◆ Listing:
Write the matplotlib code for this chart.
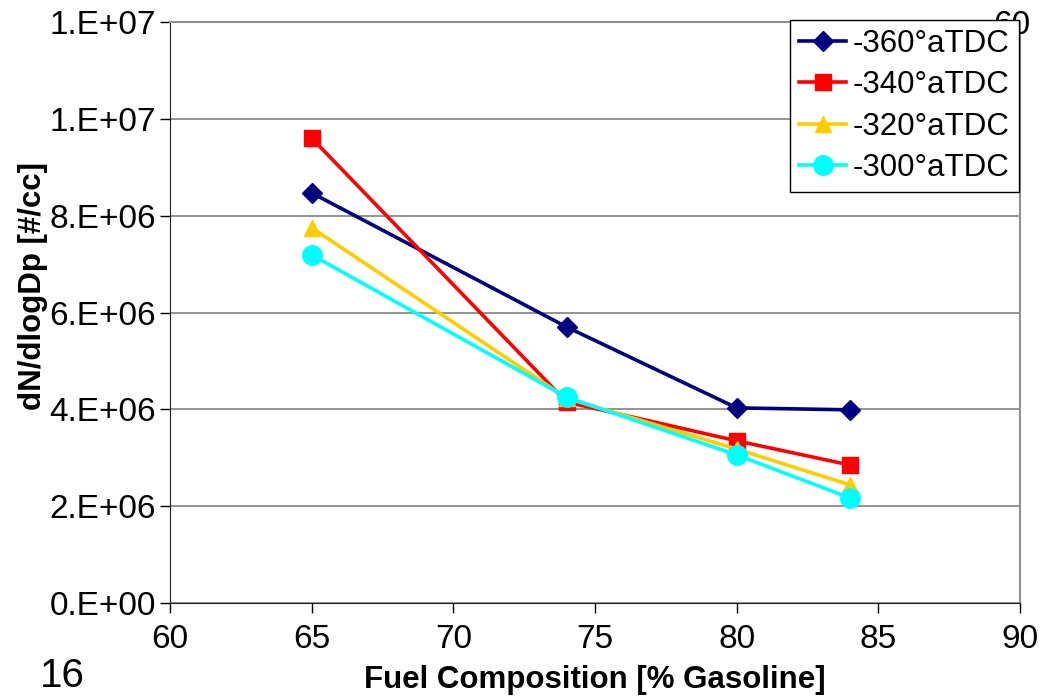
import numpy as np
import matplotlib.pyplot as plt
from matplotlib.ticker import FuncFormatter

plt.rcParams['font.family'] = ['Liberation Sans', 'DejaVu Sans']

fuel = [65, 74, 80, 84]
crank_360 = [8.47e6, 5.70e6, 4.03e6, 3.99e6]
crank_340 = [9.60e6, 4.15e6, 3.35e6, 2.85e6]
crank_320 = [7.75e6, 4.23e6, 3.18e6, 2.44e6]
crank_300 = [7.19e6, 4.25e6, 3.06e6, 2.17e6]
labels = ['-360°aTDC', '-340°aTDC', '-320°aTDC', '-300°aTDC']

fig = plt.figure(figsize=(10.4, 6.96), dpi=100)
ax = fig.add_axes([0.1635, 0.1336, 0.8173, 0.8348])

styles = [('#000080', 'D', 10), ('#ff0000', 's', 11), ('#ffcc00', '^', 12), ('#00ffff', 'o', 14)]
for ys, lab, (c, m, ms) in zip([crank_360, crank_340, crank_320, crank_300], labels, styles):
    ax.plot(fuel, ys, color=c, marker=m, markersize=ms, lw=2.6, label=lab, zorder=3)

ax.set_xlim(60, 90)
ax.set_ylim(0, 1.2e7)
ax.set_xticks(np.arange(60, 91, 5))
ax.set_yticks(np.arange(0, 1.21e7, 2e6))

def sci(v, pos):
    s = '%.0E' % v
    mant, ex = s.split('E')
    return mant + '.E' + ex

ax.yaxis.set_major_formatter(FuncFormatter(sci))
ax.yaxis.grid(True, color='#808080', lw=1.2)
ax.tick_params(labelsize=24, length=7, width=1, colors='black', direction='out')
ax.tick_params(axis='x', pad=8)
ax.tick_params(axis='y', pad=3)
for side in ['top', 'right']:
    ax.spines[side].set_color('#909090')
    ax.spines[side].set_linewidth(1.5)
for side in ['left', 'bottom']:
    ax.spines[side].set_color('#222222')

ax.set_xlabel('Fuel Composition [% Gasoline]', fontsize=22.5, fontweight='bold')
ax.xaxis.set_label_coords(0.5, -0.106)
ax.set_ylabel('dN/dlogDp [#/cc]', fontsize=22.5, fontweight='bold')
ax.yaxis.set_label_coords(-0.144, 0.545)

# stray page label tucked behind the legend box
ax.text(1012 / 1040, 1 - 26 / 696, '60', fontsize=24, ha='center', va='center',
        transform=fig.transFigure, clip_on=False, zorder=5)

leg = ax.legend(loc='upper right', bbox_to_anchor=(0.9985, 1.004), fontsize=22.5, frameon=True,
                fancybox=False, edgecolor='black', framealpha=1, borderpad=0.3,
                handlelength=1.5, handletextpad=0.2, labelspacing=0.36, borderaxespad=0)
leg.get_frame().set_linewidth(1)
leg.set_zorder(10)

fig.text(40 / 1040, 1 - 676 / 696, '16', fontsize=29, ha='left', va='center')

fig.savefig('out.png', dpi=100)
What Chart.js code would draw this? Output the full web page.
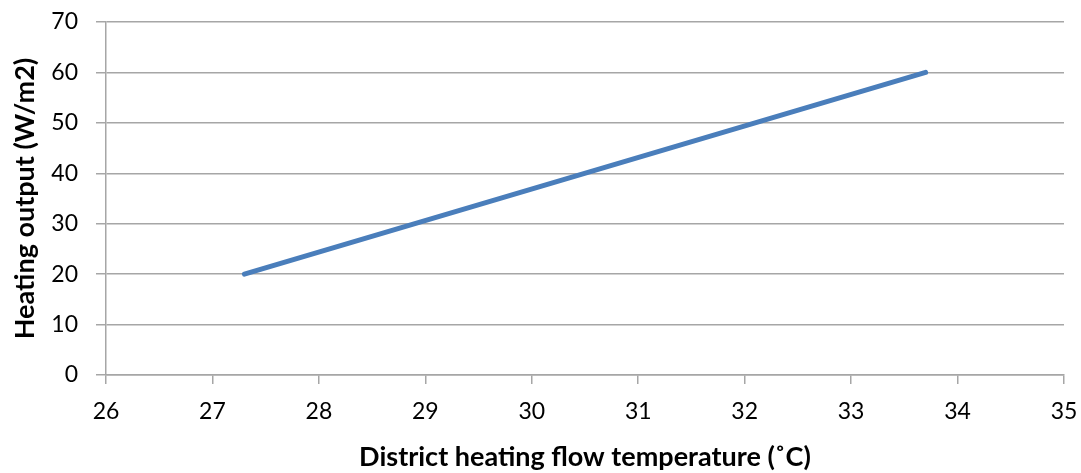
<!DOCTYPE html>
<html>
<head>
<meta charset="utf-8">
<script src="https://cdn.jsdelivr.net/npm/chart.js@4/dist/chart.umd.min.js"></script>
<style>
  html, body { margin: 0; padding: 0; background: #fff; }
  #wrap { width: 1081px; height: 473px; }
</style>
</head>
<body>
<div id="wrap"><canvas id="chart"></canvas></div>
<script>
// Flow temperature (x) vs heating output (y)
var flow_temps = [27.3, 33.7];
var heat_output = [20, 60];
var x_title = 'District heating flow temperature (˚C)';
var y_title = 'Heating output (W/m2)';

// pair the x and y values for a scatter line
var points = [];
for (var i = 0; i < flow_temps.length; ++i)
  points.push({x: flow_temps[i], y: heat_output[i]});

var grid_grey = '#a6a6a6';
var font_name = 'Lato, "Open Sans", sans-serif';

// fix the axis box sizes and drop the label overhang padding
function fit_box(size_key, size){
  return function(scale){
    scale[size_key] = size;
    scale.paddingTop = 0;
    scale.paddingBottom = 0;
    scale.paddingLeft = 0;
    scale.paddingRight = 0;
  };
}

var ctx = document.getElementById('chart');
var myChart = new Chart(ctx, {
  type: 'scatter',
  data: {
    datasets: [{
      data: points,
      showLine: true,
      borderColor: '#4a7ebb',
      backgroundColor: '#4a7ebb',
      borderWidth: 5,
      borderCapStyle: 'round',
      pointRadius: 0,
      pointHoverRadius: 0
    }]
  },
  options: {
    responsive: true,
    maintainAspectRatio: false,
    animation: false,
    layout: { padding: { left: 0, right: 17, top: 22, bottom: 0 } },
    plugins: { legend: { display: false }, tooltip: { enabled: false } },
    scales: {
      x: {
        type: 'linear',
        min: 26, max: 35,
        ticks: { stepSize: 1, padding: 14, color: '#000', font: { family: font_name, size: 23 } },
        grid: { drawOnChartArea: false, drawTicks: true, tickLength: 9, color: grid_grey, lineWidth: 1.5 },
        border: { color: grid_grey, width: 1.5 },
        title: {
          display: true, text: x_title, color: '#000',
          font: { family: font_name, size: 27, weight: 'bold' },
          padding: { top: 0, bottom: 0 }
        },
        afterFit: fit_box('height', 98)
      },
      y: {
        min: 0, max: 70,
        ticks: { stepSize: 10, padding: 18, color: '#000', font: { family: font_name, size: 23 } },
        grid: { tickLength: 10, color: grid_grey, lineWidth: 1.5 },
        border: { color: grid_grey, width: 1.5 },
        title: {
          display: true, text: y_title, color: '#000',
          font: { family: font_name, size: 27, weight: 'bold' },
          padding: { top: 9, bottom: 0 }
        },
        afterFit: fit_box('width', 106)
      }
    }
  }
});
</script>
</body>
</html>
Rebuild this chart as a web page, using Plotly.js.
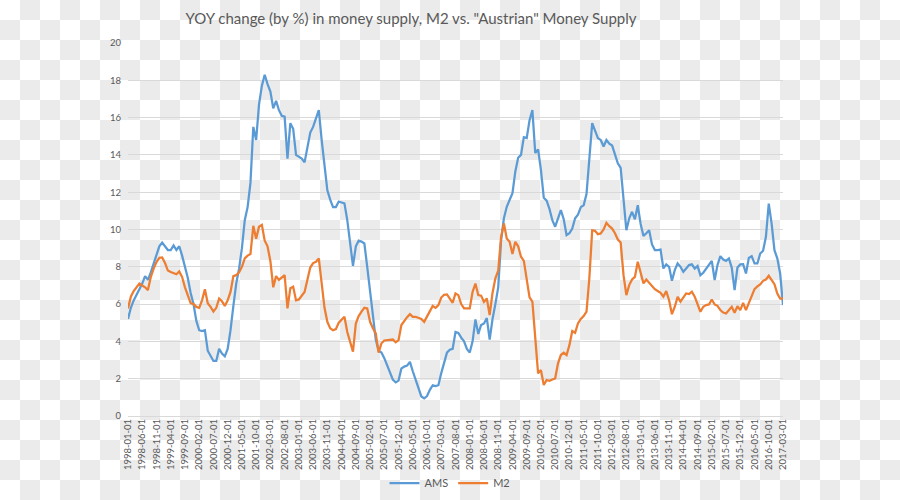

◆ Exercise goal: Excluding the pictures, reproduce every entry exactly as given.

◆ Task solution:
Write the matplotlib code for this chart.
import numpy as np
import matplotlib.pyplot as plt
from matplotlib.ticker import FuncFormatter

plt.rcParams['font.family'] = ['Liberation Sans', 'DejaVu Sans']

fuel = [65, 74, 80, 84]
crank_360 = [8.47e6, 5.70e6, 4.03e6, 3.99e6]
crank_340 = [9.60e6, 4.15e6, 3.35e6, 2.85e6]
crank_320 = [7.75e6, 4.23e6, 3.18e6, 2.44e6]
crank_300 = [7.19e6, 4.25e6, 3.06e6, 2.17e6]
labels = ['-360°aTDC', '-340°aTDC', '-320°aTDC', '-300°aTDC']

fig = plt.figure(figsize=(10.4, 6.96), dpi=100)
ax = fig.add_axes([0.1635, 0.1336, 0.8173, 0.8348])

styles = [('#000080', 'D', 10), ('#ff0000', 's', 11), ('#ffcc00', '^', 12), ('#00ffff', 'o', 14)]
for ys, lab, (c, m, ms) in zip([crank_360, crank_340, crank_320, crank_300], labels, styles):
    ax.plot(fuel, ys, color=c, marker=m, markersize=ms, lw=2.6, label=lab, zorder=3)

ax.set_xlim(60, 90)
ax.set_ylim(0, 1.2e7)
ax.set_xticks(np.arange(60, 91, 5))
ax.set_yticks(np.arange(0, 1.21e7, 2e6))

def sci(v, pos):
    s = '%.0E' % v
    mant, ex = s.split('E')
    return mant + '.E' + ex

ax.yaxis.set_major_formatter(FuncFormatter(sci))
ax.yaxis.grid(True, color='#808080', lw=1.2)
ax.tick_params(labelsize=24, length=7, width=1, colors='black', direction='out')
ax.tick_params(axis='x', pad=8)
ax.tick_params(axis='y', pad=3)
for side in ['top', 'right']:
    ax.spines[side].set_color('#909090')
    ax.spines[side].set_linewidth(1.5)
for side in ['left', 'bottom']:
    ax.spines[side].set_color('#222222')

ax.set_xlabel('Fuel Composition [% Gasoline]', fontsize=22.5, fontweight='bold')
ax.xaxis.set_label_coords(0.5, -0.106)
ax.set_ylabel('dN/dlogDp [#/cc]', fontsize=22.5, fontweight='bold')
ax.yaxis.set_label_coords(-0.144, 0.545)

# stray page label tucked behind the legend box
ax.text(1012 / 1040, 1 - 26 / 696, '60', fontsize=24, ha='center', va='center',
        transform=fig.transFigure, clip_on=False, zorder=5)

leg = ax.legend(loc='upper right', bbox_to_anchor=(0.9985, 1.004), fontsize=22.5, frameon=True,
                fancybox=False, edgecolor='black', framealpha=1, borderpad=0.3,
                handlelength=1.5, handletextpad=0.2, labelspacing=0.36, borderaxespad=0)
leg.get_frame().set_linewidth(1)
leg.set_zorder(10)

fig.text(40 / 1040, 1 - 676 / 696, '16', fontsize=29, ha='left', va='center')

fig.savefig('out.png', dpi=100)
What Chart.js code would draw this? Output the full web page.
<!DOCTYPE html>
<html>
<head>
<meta charset="utf-8">
<script src="https://cdn.jsdelivr.net/npm/chart.js@4/dist/chart.umd.min.js"></script>
<style>
  html, body { margin: 0; padding: 0; background: #fff; }
  #wrap { width: 1081px; height: 473px; }
</style>
</head>
<body>
<div id="wrap"><canvas id="chart"></canvas></div>
<script>
// Flow temperature (x) vs heating output (y)
var flow_temps = [27.3, 33.7];
var heat_output = [20, 60];
var x_title = 'District heating flow temperature (˚C)';
var y_title = 'Heating output (W/m2)';

// pair the x and y values for a scatter line
var points = [];
for (var i = 0; i < flow_temps.length; ++i)
  points.push({x: flow_temps[i], y: heat_output[i]});

var grid_grey = '#a6a6a6';
var font_name = 'Lato, "Open Sans", sans-serif';

// fix the axis box sizes and drop the label overhang padding
function fit_box(size_key, size){
  return function(scale){
    scale[size_key] = size;
    scale.paddingTop = 0;
    scale.paddingBottom = 0;
    scale.paddingLeft = 0;
    scale.paddingRight = 0;
  };
}

var ctx = document.getElementById('chart');
var myChart = new Chart(ctx, {
  type: 'scatter',
  data: {
    datasets: [{
      data: points,
      showLine: true,
      borderColor: '#4a7ebb',
      backgroundColor: '#4a7ebb',
      borderWidth: 5,
      borderCapStyle: 'round',
      pointRadius: 0,
      pointHoverRadius: 0
    }]
  },
  options: {
    responsive: true,
    maintainAspectRatio: false,
    animation: false,
    layout: { padding: { left: 0, right: 17, top: 22, bottom: 0 } },
    plugins: { legend: { display: false }, tooltip: { enabled: false } },
    scales: {
      x: {
        type: 'linear',
        min: 26, max: 35,
        ticks: { stepSize: 1, padding: 14, color: '#000', font: { family: font_name, size: 23 } },
        grid: { drawOnChartArea: false, drawTicks: true, tickLength: 9, color: grid_grey, lineWidth: 1.5 },
        border: { color: grid_grey, width: 1.5 },
        title: {
          display: true, text: x_title, color: '#000',
          font: { family: font_name, size: 27, weight: 'bold' },
          padding: { top: 0, bottom: 0 }
        },
        afterFit: fit_box('height', 98)
      },
      y: {
        min: 0, max: 70,
        ticks: { stepSize: 10, padding: 18, color: '#000', font: { family: font_name, size: 23 } },
        grid: { tickLength: 10, color: grid_grey, lineWidth: 1.5 },
        border: { color: grid_grey, width: 1.5 },
        title: {
          display: true, text: y_title, color: '#000',
          font: { family: font_name, size: 27, weight: 'bold' },
          padding: { top: 9, bottom: 0 }
        },
        afterFit: fit_box('width', 106)
      }
    }
  }
});
</script>
</body>
</html>
Rebuild this chart as a web page, using Plotly.js.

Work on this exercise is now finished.